LaStella has both white, rose, and red wines. The two white wines I tried was the Leggiero Unoaked Chardonnay 2008 and the Vivace Pinot Grigio 2008. The Leggiero and Vivace grapes come from the Kalala vineyard. For those that have read my past posts, the Kalala Organic Winery in West Kelowna has produced some wonderful organic wines at a great price point. They also told me that they sell some of their grapes to other wineries. So I was VERY happy to see that LaStella is one of those wineries.

The Leggario had nice mango and pineapple aromas.
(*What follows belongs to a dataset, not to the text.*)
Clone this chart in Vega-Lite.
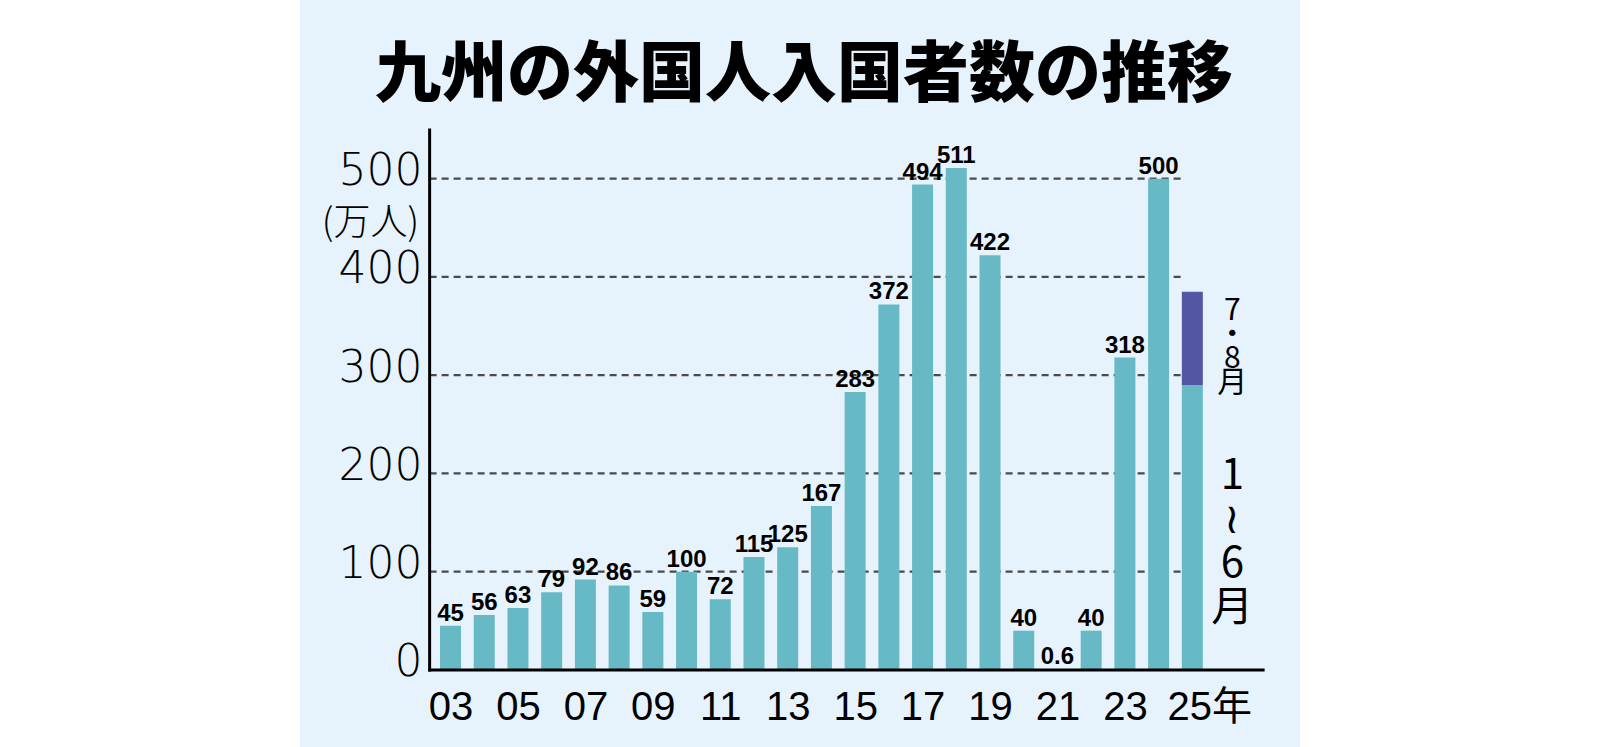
{
  "$schema": "https://vega.github.io/schema/vega-lite/v6.json",
  "width": 1000,
  "height": 747,
  "autosize": {"type": "none"},
  "padding": {"left": 300, "right": 300, "top": 0, "bottom": 0},
  "background": "#ffffff",
  "title": {
    "text": "九州の外国人入国者数の推移",
    "font": "Noto Sans CJK JP",
    "fontSize": 66,
    "fontWeight": 900,
    "color": "#000000",
    "anchor": "middle",
    "offset": -110,
    "dx": 4
  },
  "data": {
    "values": [
      {"year": 2003, "value": 45, "part": "通年", "label": "45"},
      {"year": 2004, "value": 56, "part": "通年", "label": "56"},
      {"year": 2005, "value": 63, "part": "通年", "label": "63"},
      {"year": 2006, "value": 79, "part": "通年", "label": "79"},
      {"year": 2007, "value": 92, "part": "通年", "label": "92"},
      {"year": 2008, "value": 86, "part": "通年", "label": "86"},
      {"year": 2009, "value": 59, "part": "通年", "label": "59"},
      {"year": 2010, "value": 100, "part": "通年", "label": "100"},
      {"year": 2011, "value": 72, "part": "通年", "label": "72"},
      {"year": 2012, "value": 115, "part": "通年", "label": "115"},
      {"year": 2013, "value": 125, "part": "通年", "label": "125"},
      {"year": 2014, "value": 167, "part": "通年", "label": "167"},
      {"year": 2015, "value": 283, "part": "通年", "label": "283"},
      {"year": 2016, "value": 372, "part": "通年", "label": "372"},
      {"year": 2017, "value": 494, "part": "通年", "label": "494"},
      {"year": 2018, "value": 511, "part": "通年", "label": "511"},
      {"year": 2019, "value": 422, "part": "通年", "label": "422"},
      {"year": 2020, "value": 40, "part": "通年", "label": "40"},
      {"year": 2021, "value": 0.6, "part": "通年", "label": "0.6"},
      {"year": 2022, "value": 40, "part": "通年", "label": "40"},
      {"year": 2023, "value": 318, "part": "通年", "label": "318"},
      {"year": 2024, "value": 500, "part": "通年", "label": "500"},
      {"year": 2025, "value": 290, "part": "1〜6月"},
      {"year": 2025, "value": 95, "part": "7・8月"}
    ]
  },
  "layer": [
    {
      "data": {"values": [{"tick": 100}, {"tick": 200}, {"tick": 300}, {"tick": 400}, {"tick": 500}]},
      "mark": {"type": "rule", "stroke": "#4a4a4a", "strokeWidth": 2.2, "strokeDash": [7, 5]},
      "encoding": {
        "x": {"datum": 2002.38, "type": "quantitative", "scale": {"domain": [1998.684, 2028.045], "nice": false, "zero": false}},
        "x2": {"datum": 2024.76},
        "y": {"field": "tick", "type": "quantitative", "scale": {"domain": [-78.4, 681.9], "nice": false, "zero": false}}
      }
    },
    {
      "mark": {"type": "bar", "width": 21},
      "encoding": {
        "x": {
          "field": "year",
          "type": "quantitative",
          "scale": {"domain": [1998.684, 2028.045], "nice": false, "zero": false},
          "axis": {
            "orient": "bottom",
            "offset": -77,
            "domain": false,
            "ticks": false,
            "grid": false,
            "title": null,
            "values": [2003, 2005, 2007, 2009, 2011, 2013, 2015, 2017, 2019, 2021, 2023, 2025],
            "labelExpr": "datum.value === 2025 ? '25年' : format(datum.value % 100, '02d')",
            "labelFont": "Liberation Sans, Noto Sans CJK JP",
            "labelFontSize": 40,
            "labelColor": "#000000",
            "labelPadding": 17,
            "labelOffset": {"condition": {"test": "datum.value === 2025", "value": 17}, "value": 0}
          }
        },
        "y": {
          "field": "value",
          "type": "quantitative",
          "stack": "zero",
          "scale": {"domain": [-78.4, 681.9], "nice": false, "zero": false},
          "axis": {
            "orient": "left",
            "offset": -126,
            "domain": false,
            "ticks": false,
            "grid": false,
            "values": [0, 100, 200, 300, 400, 500],
            "labelFont": "DejaVu Sans",
            "labelFontWeight": 200,
            "labelFontSize": 44,
            "labelColor": "#000000",
            "labelPadding": 4,
            "labelBaseline": "middle",
            "labelOffset": -7,
            "title": "(万人)",
            "titleFont": "Noto Sans CJK JP",
            "titleFontSize": 37,
            "titleFontWeight": 300,
            "titleColor": "#000000",
            "titleAngle": 0,
            "titleAlign": "center",
            "titleBaseline": "middle",
            "titleX": -56,
            "titleY": 223
          }
        },
        "color": {
          "field": "part",
          "type": "nominal",
          "scale": {"domain": ["通年", "1〜6月", "7・8月"], "range": ["#67b9c6", "#67b9c6", "#5356a2"]},
          "legend": null
        },
        "order": {"field": "part", "sort": "ascending"}
      }
    },
    {
      "transform": [{"filter": "isValid(datum.label)"}],
      "mark": {
        "type": "text",
        "font": "Liberation Sans",
        "fontSize": 24,
        "fontWeight": "bold",
        "color": "#000000",
        "baseline": "alphabetic",
        "align": "center",
        "dy": -5
      },
      "encoding": {
        "x": {"field": "year", "type": "quantitative"},
        "y": {"field": "value", "type": "quantitative", "stack": null},
        "text": {"field": "label"}
      }
    },
    {
      "transform": [
        {"filter": "datum.year === 2025"},
        {"stack": "value", "groupby": ["year"], "sort": [{"field": "part", "order": "ascending"}], "as": ["v0", "v1"]},
        {"calculate": "(datum.v0 + datum.v1) / 2", "as": "mid"},
        {"filter": "datum.part === '7・8月'"}
      ],
      "mark": {
        "type": "text",
        "font": "Noto Sans CJK JP",
        "fontSize": 30,
        "lineHeight": 24,
        "color": "#000000",
        "baseline": "middle",
        "align": "center",
        "dx": 40,
        "dy": -27
      },
      "encoding": {
        "x": {"field": "year", "type": "quantitative"},
        "y": {"field": "mid", "type": "quantitative"},
        "text": {"value": ["7", "・", "8", "月"]}
      }
    },
    {
      "transform": [
        {"filter": "datum.year === 2025"},
        {"stack": "value", "groupby": ["year"], "sort": [{"field": "part", "order": "ascending"}], "as": ["v0", "v1"]},
        {"calculate": "(datum.v0 + datum.v1) / 2", "as": "mid"},
        {"filter": "datum.part === '1〜6月'"}
      ],
      "mark": {
        "type": "text",
        "font": "Noto Sans CJK JP",
        "fontSize": 42,
        "lineHeight": 44,
        "color": "#000000",
        "baseline": "middle",
        "align": "center",
        "dx": 40,
        "dy": -52
      },
      "encoding": {
        "x": {"field": "year", "type": "quantitative"},
        "y": {"field": "mid", "type": "quantitative"},
        "text": {"value": ["1", "≀", "6", "月"]}
      }
    },
    {
      "data": {"values": [{}]},
      "mark": {"type": "rule", "stroke": "#000000", "strokeWidth": 3, "strokeCap": "square"},
      "encoding": {
        "x": {"datum": 2002.38, "type": "quantitative"},
        "x2": {"datum": 2027.1},
        "y": {"datum": 0, "type": "quantitative"}
      }
    },
    {
      "data": {"values": [{}]},
      "mark": {"type": "rule", "stroke": "#000000", "strokeWidth": 3, "strokeCap": "square"},
      "encoding": {
        "x": {"datum": 2002.38, "type": "quantitative"},
        "y": {"datum": 0, "type": "quantitative"},
        "y2": {"datum": 549.6}
      }
    }
  ],
  "config": {
    "view": {"fill": "#e7f3fc", "stroke": null}
  }
}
It was medium body, with light acidity, lime and mineral flavours. The Vivace is a gorgeous, refreshing pinot grigio. It has a crisp citrus and pineapple nose. Good acidity, with pineapple, lime, and mineral flavours. Next I moved on to the Lastellina Rose 2008. This is a merlot based rose. It has a nice salmon colour and a ripe strawberry nose. It is medium bodied, with some spice (cinnamon), and strawberry flavour.
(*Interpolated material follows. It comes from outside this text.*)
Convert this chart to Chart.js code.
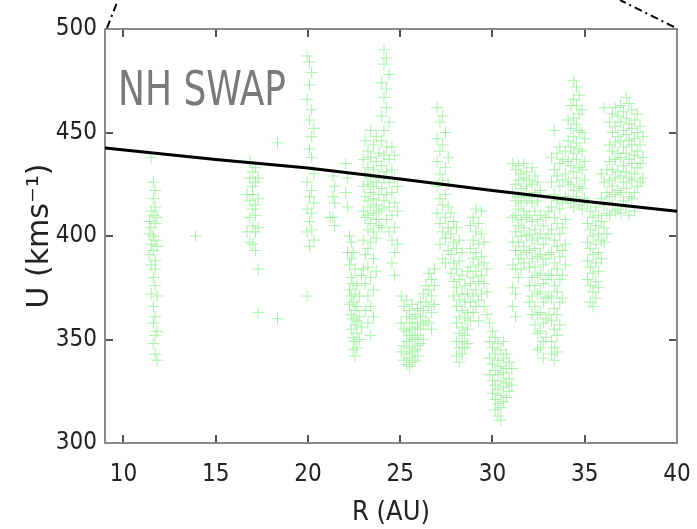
<!DOCTYPE html>
<html>
<head>
<meta charset="utf-8">
<script src="https://cdn.jsdelivr.net/npm/chart.js@4.4.1/dist/chart.umd.min.js"></script>
<style>
  html, body { margin: 0; padding: 0; background: #fff; }
  #wrap { width: 697px; height: 529px; }
</style>
</head>
<body>
<div id="wrap"><canvas id="chart"></canvas></div>
<script>
// tick values on the axes
const xTicks = [10, 15, 20, 25, 30, 35, 40];
const yTicks = [300, 350, 400, 450, 500];

// NH SWAP samples, one column of speeds (km/s) per heliocentric distance (AU)
const swapR = [
  11.40, 11.50, 11.62, 11.72, 11.82, 13.90,
  16.70, 16.85, 17.00, 17.15, 17.30, 18.35,
  19.95, 20.08, 20.20, 20.32, 21.20, 21.35, 21.45,
  22.05, 22.15, 22.25, 22.35, 22.45, 22.55, 22.65, 22.78, 22.90,
  23.00, 23.10, 23.25, 23.40, 23.55, 23.70, 23.85,
  24.00, 24.12, 24.25, 24.40, 24.55, 24.70, 24.85,
  25.05, 25.20, 25.35, 25.50, 25.65, 25.80, 25.95, 26.10, 26.25, 26.40,
  26.55, 26.70, 26.85,
  27.00, 27.15, 27.30, 27.45, 27.60,
  27.75, 27.90, 28.05, 28.20, 28.35, 28.50, 28.65,
  28.80, 28.95, 29.10, 29.25, 29.40, 29.55, 29.70,
  29.85, 30.00, 30.15, 30.30, 30.45, 30.60, 30.75, 30.90, 31.05,
  31.10, 31.25, 31.40, 31.55, 31.70, 31.85, 32.00, 32.15, 32.30, 32.45, 32.60, 32.75, 32.90, 33.05,
  33.20, 33.35, 33.50, 33.65, 33.80, 33.95,
  34.10, 34.25, 34.40, 34.55, 34.70, 34.85, 35.00,
  35.15, 35.30, 35.45, 35.60, 35.75, 35.90, 36.05, 36.20,
  36.35, 36.50, 36.65, 36.80, 36.95, 37.10, 37.25, 37.40, 37.55, 37.70, 37.85, 38.00, 38.15
];
const swapU = [
  [407, 401, 391], [438, 412, 404, 396, 386, 372], [426, 418, 410, 400, 393, 380, 366, 358, 348],
  [422, 414, 406, 398, 388, 384, 376, 361, 352, 343], [409, 395, 371, 354, 340], [400],
  [420, 402], [436, 428, 417, 409, 397], [431, 424, 420, 413, 405, 396],
  [433, 426, 415, 410, 402, 393], [428, 418, 404, 384, 363], [445, 360],
  [487, 466, 426, 413, 402, 371], [484, 473, 456, 442, 419, 407, 395], [479, 461, 448, 438, 422, 411, 403],
  [452, 430, 416, 398], [409], [429, 419, 409], [424, 416, 405],
  [435, 421], [428, 414, 392], [400, 386, 374, 367], [397, 389, 380, 371, 362, 355],
  [392, 377, 368, 360, 351, 345], [384, 372, 364, 357, 349, 342], [376, 366, 359, 353, 346],
  [371, 361, 350], [381, 356],
  [437, 424, 412, 398, 384], [446, 430, 419, 409, 391, 377, 364],
  [441, 433, 425, 417, 410, 403, 394, 385, 371, 358], [451, 438, 428, 421, 414, 406, 397, 380, 366, 352],
  [444, 432, 424, 418, 411, 402, 389, 374, 361], [448, 436, 426, 415, 408, 399, 383], [440, 429, 420, 412, 405],
  [474, 458, 446, 434, 423, 413, 404], [490, 483, 467, 451, 439, 428, 417], [486, 471, 462, 443, 431, 420, 408],
  [478, 455, 437, 426, 414, 402], [443, 432, 421, 410, 398, 387], [439, 428, 416, 404, 392, 381], [424, 412, 396],
  [371, 358, 344], [366, 355, 347, 340], [369, 361, 354, 349, 343, 338], [364, 358, 352, 346, 341, 337],
  [367, 360, 355, 350, 344, 339], [362, 356, 351, 345, 340], [365, 358, 352, 347, 342], [368, 361, 355, 348],
  [372, 364, 357, 350], [376, 368, 359],
  [382, 374, 366, 358], [379, 371, 363, 355], [384, 376, 367],
  [462, 447, 436, 424, 411], [455, 441, 430, 418, 406, 396], [458, 444, 427, 415, 402, 389],
  [450, 433, 420, 409, 399, 387], [438, 425, 414, 404, 393],
  [411, 401, 391, 382], [407, 397, 387, 378, 371], [404, 394, 384, 375, 366, 358, 349, 342],
  [398, 388, 379, 369, 361, 353, 346, 339], [392, 381, 372, 364, 356, 349, 343], [376, 368, 360, 352, 346],
  [383, 372, 363, 355, 348],
  [405, 394, 385, 377, 368, 359], [409, 398, 389, 380, 371, 363], [413, 402, 392, 383, 374, 366],
  [406, 396, 386, 378, 369, 359], [412, 401, 390, 381, 372], [397, 387, 377, 366], [384, 373, 362],
  [358, 349, 341, 333], [354, 346, 338, 330, 324], [351, 343, 335, 328, 321, 316],
  [348, 340, 333, 326, 319, 313], [345, 337, 330, 323, 317, 311], [349, 341, 334, 327, 320],
  [343, 336, 329, 322], [339, 331, 325], [336, 328],
  [435, 421, 409, 397, 386, 375, 366], [432, 425, 417, 410, 402, 393, 384, 372, 361],
  [434, 427, 419, 413, 405, 397, 389, 380], [430, 423, 416, 408, 400, 391, 384],
  [435, 428, 420, 412, 404, 395, 387], [431, 424, 417, 409, 400, 392],
  [427, 419, 410, 401, 393, 385, 376, 368], [433, 425, 416, 407, 398, 389, 380, 371, 362],
  [429, 421, 412, 403, 394, 385, 376, 366, 357], [426, 417, 408, 399, 390, 381, 372, 362, 353, 345],
  [422, 410, 401, 391, 382, 373, 363, 354, 346], [405, 396, 386, 377, 368, 358, 349, 341],
  [409, 399, 389, 379, 370, 360, 351], [412, 401, 391, 381, 371, 362],
  [438, 426, 414, 403, 392, 381, 370, 359, 349, 343], [451, 432, 420, 409, 398, 387, 376, 365, 355, 346, 340],
  [440, 429, 417, 406, 395, 384, 373, 362, 352, 344], [443, 435, 424, 413, 401, 390, 379, 368, 357],
  [437, 427, 416, 404, 393, 381, 370], [441, 430, 419, 408, 396, 386],
  [456, 446, 436, 426, 418], [463, 452, 443, 434, 425, 416], [475, 466, 457, 448, 440, 431, 422, 414],
  [472, 463, 454, 445, 437, 428, 419], [468, 459, 451, 442, 433, 424, 415], [461, 450, 441, 432, 423, 413],
  [447, 436, 427, 418],
  [416, 406, 397, 388, 379], [412, 403, 394, 385, 376, 368], [409, 400, 391, 382, 373, 366],
  [414, 405, 396, 387, 378, 370], [410, 401, 392, 383, 375], [430, 418, 407, 398, 389],
  [462, 426, 415, 404, 397], [432, 421, 411, 401],
  [455, 444, 436, 427, 419, 410], [459, 450, 441, 432, 424, 415], [462, 453, 445, 437, 428, 420, 412],
  [458, 448, 440, 431, 422, 413], [463, 455, 446, 438, 429, 421, 411], [460, 451, 443, 434, 426, 417],
  [467, 457, 449, 440, 431, 423, 414], [464, 454, 446, 437, 428, 419, 410], [461, 452, 444, 435, 427, 418],
  [456, 447, 439, 430, 421, 412], [459, 450, 441, 433, 424], [453, 444, 435, 426], [448, 438, 428]
];

// fitted trend line
const fitR = [9, 15, 20, 25, 30, 35, 40];
const fitU = [442.5, 437, 432.8, 427.5, 422, 416.8, 412];

const swapPoints = [];
swapR.forEach((r, i) => {
  swapU[i].forEach(u => swapPoints.push({ x: r, y: u }));
});
const fitPoints = fitR.map((r, i) => ({ x: r, y: fitU[i] }));

const tickFont = { family: "'DejaVu Sans Condensed', 'DejaVu Sans', sans-serif", size: 24 };
const axisGray = '#8a8a8a';

// label inside the plot + the dash-dot zoom lines above it
const extras = {
  id: 'extras',
  afterDraw(chart) {
    const { ctx, chartArea } = chart;
    ctx.save();
    ctx.strokeStyle = '#000';
    ctx.lineWidth = 2;
    ctx.setLineDash([8, 4, 2, 4]);
    ctx.beginPath();
    ctx.moveTo(chartArea.left + 2, chartArea.top - 1);
    ctx.lineTo(chartArea.left + 13, 0);
    ctx.moveTo(chartArea.right - 3, chartArea.top - 2);
    ctx.lineTo(chartArea.right - 57, 0);
    ctx.stroke();
    ctx.restore();

    ctx.save();
    ctx.fillStyle = '#7a7a7a';
    ctx.font = "40px 'DejaVu Sans Condensed', 'DejaVu Sans', sans-serif";
    ctx.textBaseline = 'alphabetic';
    ctx.translate(chartArea.left + 13, chartArea.top + 76);
    ctx.scale(1, 1.2);
    ctx.fillText('NH SWAP', 0, 0);
    ctx.restore();
  }
};

const canvas = document.querySelector('#chart');

new Chart(canvas, {
  type: 'scatter',
  data: {
    datasets: [
      {
        type: 'line',
        label: 'fit',
        data: fitPoints,
        borderColor: '#000',
        borderWidth: 3,
        pointRadius: 0,
        fill: false,
        tension: 0
      },
      {
        label: 'NH SWAP',
        data: swapPoints,
        pointStyle: 'cross',
        pointRadius: 6,
        borderColor: 'rgba(150, 240, 150, 0.8)',
        backgroundColor: 'rgba(150, 240, 150, 0.8)',
        borderWidth: 1
      }
    ]
  },
  options: {
    responsive: true,
    maintainAspectRatio: false,
    animation: false,
    layout: { padding: { top: 29, right: 20, left: 0, bottom: 0 } },
    plugins: {
      legend: { display: false },
      tooltip: { enabled: false }
    },
    scales: {
      x: {
        type: 'linear',
        position: 'bottom',
        min: 9,
        max: 40,
        afterBuildTicks: s => { s.ticks = xTicks.map(v => ({ value: v })); },
        afterFit: s => { s.height = 86; s.paddingLeft = 0; s.paddingRight = 0; },
        border: { color: axisGray, width: 2 },
        grid: { drawOnChartArea: false, tickLength: -8, color: '#555', lineWidth: 2 },
        ticks: { font: tickFont, color: '#222', padding: 25, maxRotation: 0 },
        title: {
          display: true,
          text: 'R (AU)',
          color: '#222',
          font: { family: "'DejaVu Sans Condensed', 'DejaVu Sans', sans-serif", size: 27 },
          padding: { top: 0, bottom: 0 }
        }
      },
      y: {
        type: 'linear',
        position: 'left',
        min: 300,
        max: 500,
        afterBuildTicks: s => { s.ticks = yTicks.map(v => ({ value: v })); },
        afterFit: s => { s.width = 105; s.paddingTop = 0; s.paddingBottom = 0; },
        border: { color: axisGray, width: 2 },
        grid: { drawOnChartArea: false, tickLength: -8, color: '#555', lineWidth: 2 },
        ticks: { font: tickFont, color: '#222', padding: 16 },
        title: {
          display: true,
          text: 'U (kms\u207B\u00B9)',
          color: '#222',
          font: { family: "'DejaVu Sans', sans-serif", size: 30 },
          padding: { top: 22, bottom: 0 }
        }
      },
      x2: {
        type: 'linear',
        position: 'top',
        min: 9,
        max: 40,
        afterBuildTicks: s => { s.ticks = xTicks.map(v => ({ value: v })); },
        afterFit: s => { s.height = 0; s.paddingLeft = 0; s.paddingRight = 0; },
        border: { color: axisGray, width: 2 },
        grid: { drawOnChartArea: false, tickLength: -8, color: '#555', lineWidth: 2 },
        ticks: { display: false }
      },
      y2: {
        type: 'linear',
        position: 'right',
        min: 300,
        max: 500,
        afterBuildTicks: s => { s.ticks = yTicks.map(v => ({ value: v })); },
        afterFit: s => { s.width = 0; s.paddingTop = 0; s.paddingBottom = 0; },
        border: { color: axisGray, width: 2 },
        grid: { drawOnChartArea: false, tickLength: -8, color: '#555', lineWidth: 2 },
        ticks: { display: false }
      }
    }
  },
  plugins: [extras]
});
</script>
</body>
</html>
There were 3 reds to enjoy. I found out that the reds are all un-fined and un-filtered, which gives you the closest to a barrel sample experience as possible. The red first was the Allegretto Merlot 2006. It was medium garnet in colour. Ripe plums and light oak on the nose. Medium body and tannins, with black cherry flavours. Their premier wine that evening was the Maestoso Merlot 2006. This wine was deep garnet in colour. Ripe black fruit, cigar box and mocha nose. Ripe black fruit, cherries and mocha flavour, with a cherry finish. The tannins were very fine. This is an exceptional wine. Last but not least was the Fortisimo 2007. This wine will soon be bottled, so we were treated with a sneak taste of this wine. The Fortisimo is a Bordeaux blend, with approximately 60% Merlot, 30% Cabernet Sauvignon, and 10% Cabernet Franc. This wine had a very complex nose and aroma. I unfortunately did not take detailed notes on this wine, but it had many flavour dimensions and a long finish.

What’s upcoming for LaStella? I heard that they have Sangiovese grapes planted and will be harvesting them to blend with other red varietals to offer their first “Super Tuscan“. I joked that maybe it should be a “Super Okanagan“. Either way, I look forward to trying this wine. Enjoy!